It’s hard to imagine a time when telegrams and typewriters were the order of the day, even though it was only three decades ago that both were crucial to communication. With the world’s last typewriter company shutting production two years ago, it was only a matter of time before telegrams went the same way.

And now, Bharat Sanchar Nigam Limited (BSNL) has decided to discontinue the 160-year-old service in India. According to the circular issued by Shameem Akhtar, Senior General Manager (Telegraph Services), BSNL, the service will no longer be available after July 15. As a result, all telegraph offices under the aegis of BSNL will have to stop booking telegrams from that date.

Over and out (Image credit: Getty Images)
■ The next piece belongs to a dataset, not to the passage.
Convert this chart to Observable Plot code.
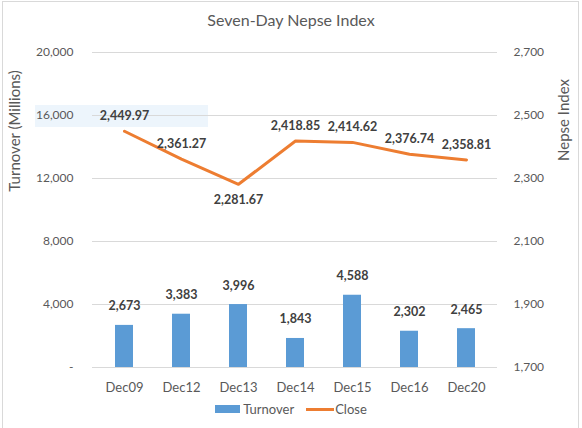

Over and out (Image credit: Getty Images)

Telegrams were once (a long time ago) on the cutting-edge of quick, long-distance communication, but with the advent of speed post, telephones and other modern communication channels, it was relegated to use in only the most rural areas, and that too sparingly. In 2011, BSNL hiked telegram fees for the first time in 60 years and earlier this year, it had discontinued the service for overseas communication.
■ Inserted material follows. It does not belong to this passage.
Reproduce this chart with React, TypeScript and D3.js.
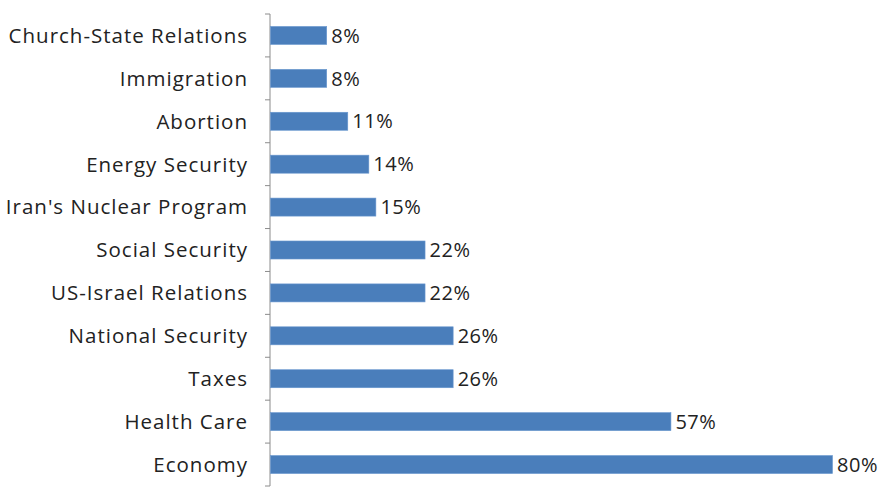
import React from "react";
import * as d3 from "d3";

const categories = [
  "Church-State Relations",
  "Immigration",
  "Abortion",
  "Energy Security",
  "Iran's Nuclear Program",
  "Social Security",
  "US-Israel Relations",
  "National Security",
  "Taxes",
  "Health Care",
  "Economy",
];
const values = [8, 8, 11, 14, 15, 22, 22, 26, 26, 57, 80];

const W = 884;
const H = 487;
const axisX = 270;
const top = 14;
const bottom = 486;
const FONT = "'Open Sans', Lato, sans-serif";

export default function App() {
  const x = d3.scaleLinear().domain([0, 80]).range([axisX, 832]);
  const y = d3.scaleBand<string>().domain(categories).range([top, bottom]).paddingInner(0.58).paddingOuter(0.29);
  const bandStep = (bottom - top) / categories.length;
  const tickYs = d3.range(categories.length + 1).map((i) => top + i * bandStep);

  return (
    <svg width={W} height={H} style={{ position: "absolute", left: 0, top: 0, background: "#fff" }}>
      <line x1={axisX} x2={axisX} y1={top} y2={bottom} stroke="#8c8c8c" strokeWidth={1} />
      {tickYs.map((ty, i) => (
        <line key={i} x1={axisX - 5} x2={axisX} y1={ty} y2={ty} stroke="#8c8c8c" strokeWidth={1} />
      ))}
      {categories.map((c, i) => {
        const by = y(c)!;
        const cy = by + y.bandwidth() / 2;
        return (
          <g key={c}>
            <rect x={axisX + 0.5} y={by} width={x(values[i]) - axisX} height={y.bandwidth()} fill="#4A7EBB" stroke="#6a98cf" strokeWidth={0.6} />
            <text x={248} y={cy} dy="0.36em" textAnchor="end" fontFamily={FONT} fontSize={20.5} letterSpacing={1.0} fill="#222">
              {c}
            </text>
            <text x={x(values[i]) + 5} y={cy} dy="0.36em" textAnchor="start" fontFamily={FONT} fontSize={20} letterSpacing={0.5} fill="#222">
              {values[i]}%
            </text>
          </g>
        );
      })}
    </svg>
  );
}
BSNL sources told NDTV that the government was asked to support the service ever since it had become commercially unviable for BSNL. In turn, the government decided to let the BSNL board take a call on its future. The decision to close the service was arrived at after it was decided by BSNL and the Department of Posts that there were better options for citizens now. Some of BSNL’s telegraph staff will be shifted to its mobile, landline and broadband divisions within the next three months.